Here’s the block as it looks today, occupied by trendy stores, coffee houses and a pizza joint.  The street is considerably wider, and the former DeLendrecies building at the end of the block is now five stories.  All things considered, it’s a small miracle that almost all of these buildings still stand.

Main Avenue, Fargo

If you have suggestions on historically significant North Dakota places that we should feature here, please feel free to contact us.

Photos by Troy Larson, copyright Sonic Tremor Media LLC

9 Comments on “Fargo’s Front Street, 1909

  1. I seem to remember going to school with a pretty, short, dark haired girl with the last name DeLendrecie.

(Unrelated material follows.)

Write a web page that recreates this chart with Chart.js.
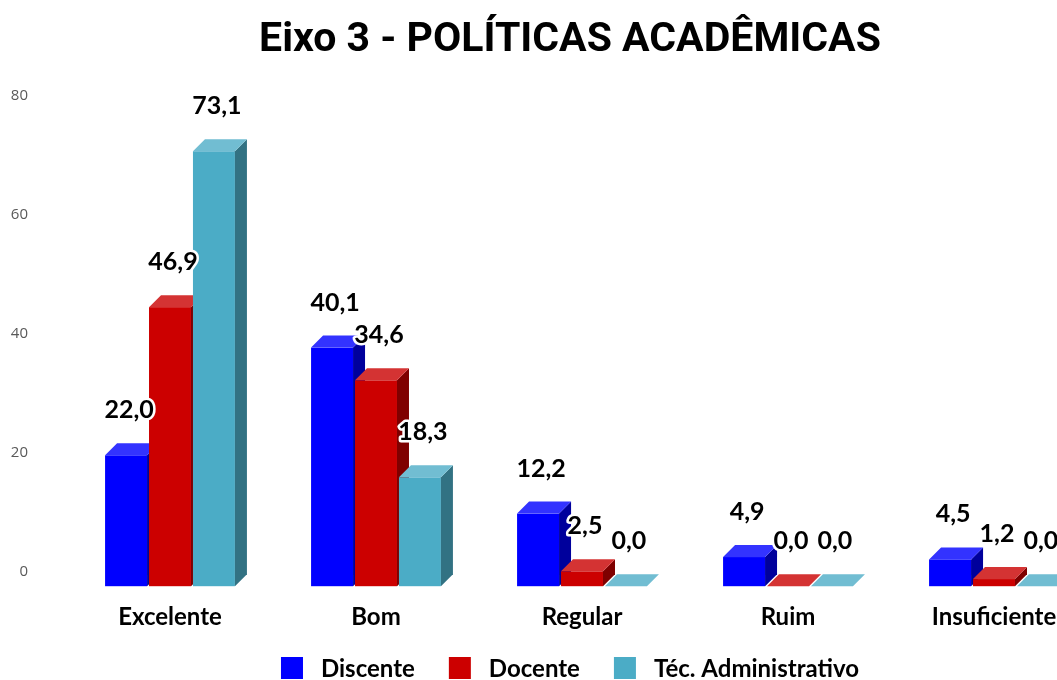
<!DOCTYPE html>
<html>
<head>
<meta charset="utf-8">
<script src="https://cdn.jsdelivr.net/npm/chart.js@4/dist/chart.umd.min.js"></script>
<style>
  html, body { margin: 0; padding: 0; background: #fff; overflow: hidden; }
  #wrap { width: 1140px; height: 680px; }
</style>
</head>
<body>
<div id="wrap"><canvas id="c" width="1140" height="680"></canvas></div>
<script>
const categories = ['Excelente', 'Bom', 'Regular', 'Ruim', 'Insuficiente'];
const discente = [22.0, 40.1, 12.2, 4.9, 4.5];
const docente = [46.9, 34.6, 2.5, 0.0, 1.2];
const tecAdm = [73.1, 18.3, 0.0, 0.0, 0.0];
const seriesNames = ['Discente', 'Docente', 'Téc. Administrativo'];
const yTicks = [0, 20, 40, 60, 80];

const faceColors = [
  { front: '#0000FF', top: '#3333FF', side: '#00009C' },
  { front: '#CC0000', top: '#D43333', side: '#7F0000' },
  { front: '#4BACC6', top: '#71BDD2', side: '#327283' }
];
const DEPTH = 12;

const bars3d = {
  id: 'bars3d',
  beforeDatasetsDraw(chart) {
    const ctx = chart.ctx;
    const metas = chart.data.datasets.map((d, i) => chart.getDatasetMeta(i));
    ctx.save();
    for (let c = 0; c < categories.length; c++) {
      metas.forEach((meta, di) => {
        const el = meta.data[c];
        const col = faceColors[di];
        const l = el.x - el.width / 2, r = el.x + el.width / 2;
        const t = el.y, b = el.base;
        if (b - t > 0.5) {
          ctx.fillStyle = col.front;
          ctx.fillRect(l, t, r - l, b - t);
        }
        ctx.fillStyle = col.side;
        ctx.beginPath();
        ctx.moveTo(r, t); ctx.lineTo(r + DEPTH, t - DEPTH);
        ctx.lineTo(r + DEPTH, b - DEPTH); ctx.lineTo(r, b);
        ctx.closePath(); ctx.fill();
        ctx.fillStyle = col.top;
        ctx.beginPath();
        ctx.moveTo(l, t); ctx.lineTo(l + DEPTH, t - DEPTH);
        ctx.lineTo(r + DEPTH, t - DEPTH); ctx.lineTo(r, t);
        ctx.closePath(); ctx.fill();
      });
    }
    ctx.font = 'bold 25px Lato';
    ctx.textAlign = 'center';
    ctx.textBaseline = 'middle';
    ctx.lineJoin = 'round';
    for (let c = 0; c < categories.length; c++) {
      metas.forEach((meta, di) => {
        const el = meta.data[c];
        const v = chart.data.datasets[di].data[c];
        const txt = v.toFixed(1).replace('.', ',');
        const x = el.x + 3, y = el.y - 45;
        ctx.strokeStyle = '#ffffff';
        ctx.lineWidth = 5;
        ctx.strokeText(txt, x, y);
        ctx.fillStyle = '#000000';
        ctx.fillText(txt, x, y);
      });
    }
    ctx.restore();
    return false;
  },
  afterDraw(chart) {
    const ctx = chart.ctx;
    ctx.save();
    ctx.font = 'bold 24px Lato';
    ctx.textBaseline = 'middle';
    ctx.textAlign = 'left';
    const box = 22, gapText = 18, gapItem = 34;
    const items = chart.data.datasets.map((d, i) => ({
      label: d.label, color: faceColors[i].front,
      w: box + gapText + ctx.measureText(d.label).width
    }));
    const total = items.reduce((s, it) => s + it.w, 0) + gapItem * (items.length - 1);
    let x = chart.width / 2 - total / 2;
    const cy = 668;
    items.forEach(it => {
      ctx.fillStyle = it.color;
      ctx.fillRect(x, cy - box / 2, box, box);
      ctx.fillStyle = '#000';
      ctx.fillText(it.label, x + box + gapText, cy + 1);
      x += it.w + gapItem;
    });
    ctx.restore();
  }
};

new Chart(document.getElementById('c'), {
  type: 'bar',
  data: {
    labels: categories,
    datasets: [
      { label: seriesNames[0], data: discente, backgroundColor: faceColors[0].front },
      { label: seriesNames[1], data: docente, backgroundColor: faceColors[1].front },
      { label: seriesNames[2], data: tecAdm, backgroundColor: faceColors[2].front }
    ]
  },
  options: {
    responsive: false,
    animation: false,
    layout: { padding: { left: 0, right: 0, top: 0, bottom: 31 } },
    datasets: { bar: { categoryPercentage: 0.64, barPercentage: 0.955 } },
    plugins: {
      title: {
        display: true,
        text: 'Eixo 3 - POLÍTICAS ACADÊMICAS',
        color: '#000',
        font: { family: 'Roboto', weight: 'bold', size: 41 },
        padding: { top: 16, bottom: 45 }
      },
      legend: { display: false },
      tooltip: { enabled: false }
    },
    scales: {
      x: {
        grid: { display: false, drawTicks: false },
        border: { display: false },
        ticks: { color: '#000', padding: 17, font: { family: 'Lato', weight: 'bold', size: 24 } }
      },
      y: {
        min: 0, max: 80,
        afterFit: s => { s.width = 67; },
        afterBuildTicks: s => { s.ticks = yTicks.map(v => ({ value: v })); },
        grid: { display: false, drawTicks: false },
        border: { display: false },
        ticks: { color: '#595959', padding: 39, labelOffset: -14, font: { family: 'Open Sans', size: 15 } }
      },
      yRight: {
        position: 'right',
        min: 0, max: 80,
        afterFit: s => { s.width = 43; },
        grid: { display: false, drawTicks: false },
        border: { display: false },
        ticks: { display: false }
      }
    }
  },
  plugins: [bars3d]
});
</script>
</body>
</html>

It would have been in the late ’50s or early ’60s. Hope she’s doing well.
    Thanks for the memories

  2. Visiting Fargo relatives from my home in Mandan, a shopping trip to DeLendrecie’s was always a thrill. Fargo was a big city to us! Bismarck also had a DeLendrecie’s, too, but it was much smaller than the store in Fargo. It’s nice to see the current buildings so colorfully restored!

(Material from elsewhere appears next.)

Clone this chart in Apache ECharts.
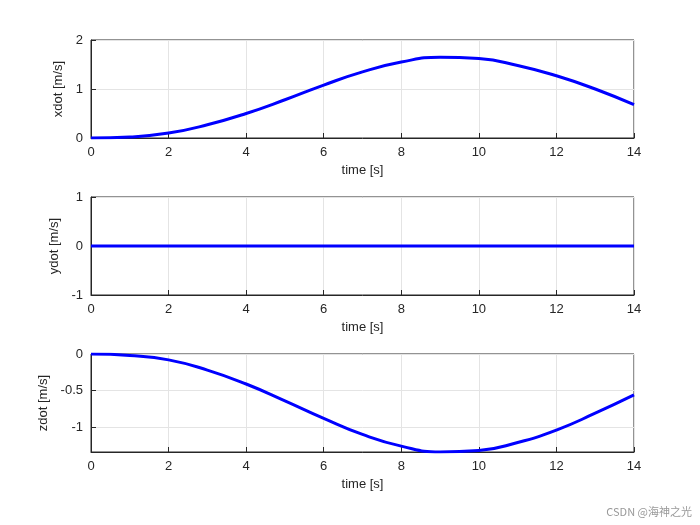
<!DOCTYPE html>
<html><head><meta charset="utf-8">
<script src="https://cdn.jsdelivr.net/npm/echarts@6/dist/echarts.min.js"></script>
<style>html,body{margin:0;background:#fff}#main{width:700px;height:525px}</style>
</head><body><div id="main"></div>
<script>
var time = [0,1,2,3,4,5,6,7,8,9,10,11,12,13,14];
var xdot = [0,0.02,0.1,0.27,0.5,0.78,1.08,1.35,1.55,1.65,1.62,1.48,1.27,1.0,0.68];
var ydot = [0,0,0,0,0,0,0,0,0,0,0,0,0,0,0];
var zdot = [0,-0.02,-0.08,-0.22,-0.41,-0.64,-0.88,-1.1,-1.26,-1.34,-1.32,-1.21,-1.04,-0.81,-0.56];
var zTicks = [-1, -0.5, 0];

var myChart = echarts.init(document.getElementById('main'));
var tops = [40, 197, 354];
var yCfg = [
  {min: 0, max: 2, interval: 1, name: 'xdot [m/s]'},
  {min: -1, max: 1, interval: 1, name: 'ydot [m/s]'},
  {min: -1.34, max: 0, name: 'zdot [m/s]'}
];
var series = [xdot, ydot, zdot];
var font = {color: '#262626', fontSize: 13, fontFamily: 'Liberation Sans'};
var line = {onZero: false, lineStyle: {color: '#262626'}};
var grids = [], xAxes = [], yAxes = [], ser = [];
for (var i = 0; i < 3; i++) {
  grids.push({left: 91, width: 543, top: tops[i], height: 98, show: true, borderColor: '#262626', borderWidth: 1});
  xAxes.push({gridIndex: i, type: 'value', min: 0, max: 14, interval: 2,
    name: 'time [s]', nameLocation: 'middle', nameGap: 26, nameTextStyle: font,
    axisLabel: font, axisLine: line, axisTick: {inside: true, lineStyle: {color: '#262626'}},
    splitLine: {lineStyle: {color: '#e4e4e4'}}});
  var yc = yCfg[i];
  var ya = {gridIndex: i, type: 'value', min: yc.min, max: yc.max,
    name: yc.name, nameLocation: 'middle', nameGap: i == 2 ? 38 : 24, nameTextStyle: font,
    axisLabel: Object.assign({}, font), axisLine: line,
    axisTick: {inside: true, lineStyle: {color: '#262626'}},
    splitLine: {lineStyle: {color: '#e4e4e4'}}};
  if (yc.interval) ya.interval = yc.interval;
  else {
    ya.axisLabel.customValues = zTicks;
    ya.axisTick.customValues = zTicks;
  }
  yAxes.push(ya);
  ser.push({type: 'line', xAxisIndex: i, yAxisIndex: i, smooth: true, symbol: 'none',
    lineStyle: {color: '#0000ff', width: 3},
    data: time.map(function(t, k){ return [t, series[i][k]]; })});
}
myChart.setOption({
  animation: false,
  grid: grids, xAxis: xAxes, yAxis: yAxes, series: ser,
  graphic: [{type: 'text', right: 8, bottom: 8, style: {text: 'CSDN @海神之光', fill: '#999', fontSize: 11, fontFamily: 'Noto Sans CJK SC'}}]
});
</script></body></html>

    • Totally coincidentally, I started to read Louise Erdrich’s “The Beet Queen” two nights ago. One of the characters moves to Fargo to work at DeLendrecies!

  3. What a wonderful article….From “back in the day”, thru now…Well done…..Really enjoyed this…..Thank’s

  4. Was at the deLendrecie building for lunch the other day with my husband. The VIP Room in the lowest level is a very quaint, medium priced, eclectic place to eat. Took a couple of photos inside that turned out well, would post them if I would be allowed. Several businesses are located within the building as well as apartments on the upper floors! Love the woodwork. The building has so much character, it is so fun to see and I also remember shopping there when I was young! The Anthony’s store in downtown Moorhead also had the overhead tubes that carried money and sales receipts to a main office from different sales counters….

  5. An elevated walkway extended south (left of picture) for one block. Below it on the corner was the Crystal Ballroom. Across the street (east) was a Red Owl store.
    Emery-Johnson Sporting Goods was later located above the Crystal Ballroom for many years. It was later sold to Stan Kostka and became Kostka’s Sporting Goods, which moved to the old Emery location on Main Avenue.
    The deLendrecie building became Block 6 when the store moved to West Acres.
    The Waldorf Hotel was later renamed the Earle Hotel, which was its name when it burned down. That night and the following day it was more than 30 below and the building was one big icicle as my father and I watched from in front of the NP Depot across the street.

  6. Just looked at this again. My husband and I owned the 4th and 5th buildings in this picture and restored them to their current state as shown in your last picture. Loved seeing the earlier pictures!